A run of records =
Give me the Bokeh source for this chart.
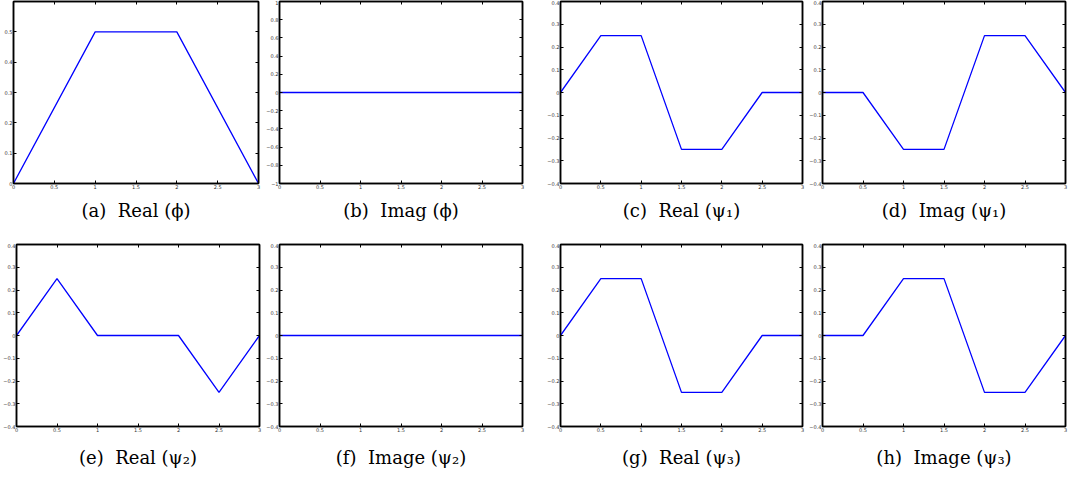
from bokeh.plotting import figure
from bokeh.layouts import row, column
from bokeh.models import LinearAxis, FixedTicker, Range1d, CustomJSTickFormatter
from bokeh.embed import file_html
from bokeh.resources import INLINE

# ---- data ----
x_phi = [0, 1, 2, 3]
real_phi = [0, 0.5, 0.5, 0]
x_line = [0, 3]
imag_phi = [0, 0]
x_psi = [0, 0.5, 1, 1.5, 2, 2.5, 3]
real_psi1 = [0, 0.25, 0.25, -0.25, -0.25, 0, 0]
imag_psi1 = [0, 0, -0.25, -0.25, 0.25, 0.25, 0]
real_psi2 = [0, 0.25, 0, 0, 0, -0.25, 0]
imag_psi2 = [0, 0]
real_psi3 = [0, 0.25, 0.25, -0.25, -0.25, 0, 0]
imag_psi3 = [0, 0, 0.25, 0.25, -0.25, -0.25, 0]

NB = "\u00a0"
captions = [f"(a){NB}{NB}Real{NB}(ϕ)", f"(b){NB}{NB}Imag{NB}(ϕ)",
            f"(c){NB}{NB}Real{NB}(ψ₁)", f"(d){NB}{NB}Imag{NB}(ψ₁)",
            f"(e){NB}{NB}Real{NB}(ψ₂)", f"(f){NB}{NB}Image{NB}(ψ₂)",
            f"(g){NB}{NB}Real{NB}(ψ₃)", f"(h){NB}{NB}Image{NB}(ψ₃)"]

x_ticks = [0, 0.5, 1, 1.5, 2, 2.5, 3]
y_ticks_a = [0, 0.1, 0.2, 0.3, 0.4, 0.5, 0.6]
y_ticks_b = [-1, -0.8, -0.6, -0.4, -0.2, 0, 0.2, 0.4, 0.6, 0.8, 1]
y_ticks_c = [-0.4, -0.3, -0.2, -0.1, 0, 0.1, 0.2, 0.3, 0.4]


def style_axis(ax, ticks, labels=True):
    ax.ticker = FixedTicker(ticks=ticks)
    ax.axis_line_color = "black"
    ax.axis_line_width = 1.5
    ax.major_tick_in = 3
    ax.major_tick_out = 0
    ax.minor_tick_line_color = None
    ax.major_tick_line_color = "black"
    ax.major_label_standoff = 1 if labels else 0
    ax.major_label_text_font = "DejaVu Sans"
    ax.major_label_text_font_size = "5px"
    ax.major_label_text_color = "#333333"
    if not labels:
        ax.formatter = CustomJSTickFormatter(code="return ''")


def panel(xs, ys, yr, yt, caption, L, W, R, T, B, standoff, hide=None):
    p = figure(frame_width=W, frame_height=182, output_backend="svg",
               toolbar_location=None, x_range=Range1d(0, 3), y_range=Range1d(*yr),
               min_border_left=L, min_border_right=R, min_border_top=T,
               min_border_bottom=B, title=caption, title_location="below")
    p.line(xs, ys, line_color="#0000ff", line_width=1.3)
    p.grid.visible = False
    style_axis(p.xaxis[0], x_ticks)
    style_axis(p.yaxis[0], yt)
    if hide is not None:
        p.yaxis[0].major_label_overrides = {hide: ""}
    top = LinearAxis()
    style_axis(top, x_ticks, labels=False)
    p.add_layout(top, "above")
    right = LinearAxis()
    style_axis(right, yt, labels=False)
    p.add_layout(right, "right")
    p.outline_line_color = "black"
    p.outline_line_width = 1.5
    p.title.text_font = "DejaVu Serif"
    p.title.text_font_size = "18px"
    p.title.text_font_style = "normal"
    p.title.align = "center"
    p.title.text_color = "black"
    p.title.standoff = standoff
    return p


pa = panel(x_phi, real_phi, (0, 0.6), y_ticks_a, captions[0], 13, 245, 4, 1, 60, 13, hide=0.6)
pb = panel(x_line, imag_phi, (-1, 1), y_ticks_b, captions[1], 17, 243, 21, 1, 60, 13)
pc = panel(x_psi, real_psi1, (-0.4, 0.4), y_ticks_c, captions[2], 17, 242, 3, 1, 60, 13)
pd = panel(x_psi, imag_psi1, (-0.4, 0.4), y_ticks_c, captions[3], 17, 243, 4, 1, 60, 13)
pe = panel(x_psi, real_psi2, (-0.4, 0.4), y_ticks_c, captions[4], 16, 243, 3, 1, 52, 20)
pf = panel(x_line, imag_psi2, (-0.4, 0.4), y_ticks_c, captions[5], 17, 243, 21, 1, 52, 20)
pg = panel(x_psi, real_psi3, (-0.4, 0.4), y_ticks_c, captions[6], 17, 242, 3, 1, 52, 20)
ph = panel(x_psi, imag_psi3, (-0.4, 0.4), y_ticks_c, captions[7], 17, 243, 4, 1, 52, 20)

layout = column(row(pa, pb, pc, pd), row(pe, pf, pg, ph))
open("out.html", "w").write(file_html(layout, INLINE))
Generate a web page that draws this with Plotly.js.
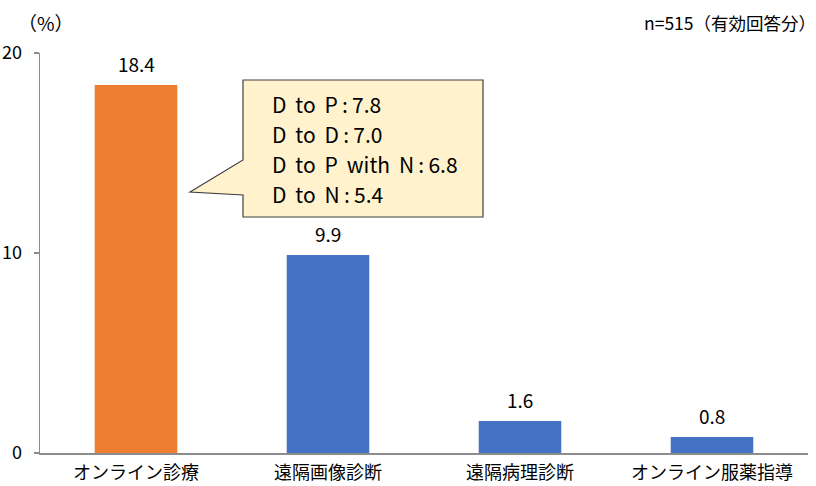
<!DOCTYPE html>
<html>
<head>
<meta charset="utf-8">
<script src="https://cdn.plot.ly/plotly-3.0.1.min.js"></script>
<style>
  html, body { margin: 0; padding: 0; background: #ffffff; }
  #chart { width: 816px; height: 486px; }
</style>
</head>
<body>
<div id="chart"></div>
<script>
// Usage rates of telemedicine services (%)
const categories = ['オンライン診療', '遠隔画像診断', '遠隔病理診断', 'オンライン服薬指導'];
const values = [18.4, 9.9, 1.6, 0.8];
const barColors = ['#ED7D31', '#4472C4', '#4472C4', '#4472C4'];

// Breakdown of online consultation shown in the callout
const breakdownLabels = ['D to P', 'D to D', 'D to P with N', 'D to N'];
const breakdownValues = [7.8, 7.0, 6.8, 5.4];

const yTicks = [0, 10, 20];

const FONT = '"Noto Sans CJK JP", "Noto Sans", sans-serif';
const W = 816, H = 486;
const M = { l: 40, r: 8, t: 53, b: 33 };
const PW = W - M.l - M.r, PH = H - M.t - M.b;

// pixel position -> paper coordinates
const px = x => (x - M.l) / PW;
const py = y => (H - M.b - y) / PH;

const trace = {
  type: 'bar',
  x: categories,
  y: values,
  marker: { color: barColors, line: { width: 0 } },
  width: 0.43,
  hoverinfo: 'skip'
};

// value labels above each bar
const valueNotes = categories.map((c, i) => ({
  x: c, y: values[i], xref: 'x', yref: 'y',
  text: values[i].toFixed(1),
  showarrow: false, yanchor: 'bottom', yshift: 6,
  font: { family: FONT, size: 19, color: '#000' }
}));

// callout text lines
const calloutTop = 104, calloutStep = 30;
const sep = '\u2009:\u2009';
const calloutNotes = breakdownLabels.map((lab, i) => ({
  x: px(270), y: py(calloutTop + i * calloutStep), xref: 'paper', yref: 'paper',
  xanchor: 'left', yanchor: 'middle',
  text: lab.replace(/ /g, '\u00a0\u2009') + sep + breakdownValues[i].toFixed(1),
  showarrow: false,
  font: { family: FONT, size: 21, color: '#000' }
}));

const calloutPath = [
  [243, 80], [483, 80], [483, 217], [243, 217], [243, 195], [190, 192], [243, 160]
].map((p, i) => (i ? 'L ' : 'M ') + px(p[0]) + ',' + py(p[1])).join(' ') + ' Z';

const layout = {
  width: W, height: H,
  margin: M,
  paper_bgcolor: '#ffffff',
  plot_bgcolor: '#ffffff',
  showlegend: false,
  font: { family: FONT, size: 16, color: '#000' },
  xaxis: {
    type: 'category',
    showline: true, linecolor: '#8c8c8c', linewidth: 1.5,
    ticks: '', showgrid: false, zeroline: false,
    tickfont: { family: FONT, size: 18, color: '#000' },
    ticklabelstandoff: 3,
    fixedrange: true
  },
  yaxis: {
    range: [0, 20],
    tickvals: yTicks,
    showline: true, linecolor: '#8c8c8c', linewidth: 1.5,
    ticks: 'outside', ticklen: 5, tickcolor: '#8c8c8c', tickwidth: 1.5,
    showgrid: false, zeroline: false,
    tickfont: { family: FONT, size: 18, color: '#000' },
    ticklabelstandoff: 8,
    fixedrange: true
  },
  shapes: [{
    type: 'path', xref: 'paper', yref: 'paper',
    path: calloutPath,
    fillcolor: '#FFF2CC',
    line: { color: '#404040', width: 1.2 },
    layer: 'above'
  }],
  annotations: [
    ...valueNotes,
    ...calloutNotes,
    {
      x: px(16), y: py(22), xref: 'paper', yref: 'paper',
      xanchor: 'left', yanchor: 'middle', showarrow: false,
      text: '（%）', font: { family: FONT, size: 19, color: '#000' }
    },
    {
      x: px(818), y: py(22), xref: 'paper', yref: 'paper',
      xanchor: 'right', yanchor: 'middle', showarrow: false,
      text: 'n=515（有効回答分）', font: { family: FONT, size: 17.5, color: '#000' }
    }
  ]
};

Plotly.newPlot('chart', [trace], layout, { displayModeBar: false, staticPlot: true });
</script>
</body>
</html>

The request =
Give again, word for word, every line from the top of the data through the line with "y_ticks_c = [-0.4, -0.3, -0.2, -0.1, 0, 0.1, 0.2, 0.3, 0.4]", both ends included, and exclude the pictures.

Solution to this problem =
Give me the Bokeh source for this chart.
from bokeh.plotting import figure
from bokeh.layouts import row, column
from bokeh.models import LinearAxis, FixedTicker, Range1d, CustomJSTickFormatter
from bokeh.embed import file_html
from bokeh.resources import INLINE

# ---- data ----
x_phi = [0, 1, 2, 3]
real_phi = [0, 0.5, 0.5, 0]
x_line = [0, 3]
imag_phi = [0, 0]
x_psi = [0, 0.5, 1, 1.5, 2, 2.5, 3]
real_psi1 = [0, 0.25, 0.25, -0.25, -0.25, 0, 0]
imag_psi1 = [0, 0, -0.25, -0.25, 0.25, 0.25, 0]
real_psi2 = [0, 0.25, 0, 0, 0, -0.25, 0]
imag_psi2 = [0, 0]
real_psi3 = [0, 0.25, 0.25, -0.25, -0.25, 0, 0]
imag_psi3 = [0, 0, 0.25, 0.25, -0.25, -0.25, 0]

NB = "\u00a0"
captions = [f"(a){NB}{NB}Real{NB}(ϕ)", f"(b){NB}{NB}Imag{NB}(ϕ)",
            f"(c){NB}{NB}Real{NB}(ψ₁)", f"(d){NB}{NB}Imag{NB}(ψ₁)",
            f"(e){NB}{NB}Real{NB}(ψ₂)", f"(f){NB}{NB}Image{NB}(ψ₂)",
            f"(g){NB}{NB}Real{NB}(ψ₃)", f"(h){NB}{NB}Image{NB}(ψ₃)"]

x_ticks = [0, 0.5, 1, 1.5, 2, 2.5, 3]
y_ticks_a = [0, 0.1, 0.2, 0.3, 0.4, 0.5, 0.6]
y_ticks_b = [-1, -0.8, -0.6, -0.4, -0.2, 0, 0.2, 0.4, 0.6, 0.8, 1]
y_ticks_c = [-0.4, -0.3, -0.2, -0.1, 0, 0.1, 0.2, 0.3, 0.4]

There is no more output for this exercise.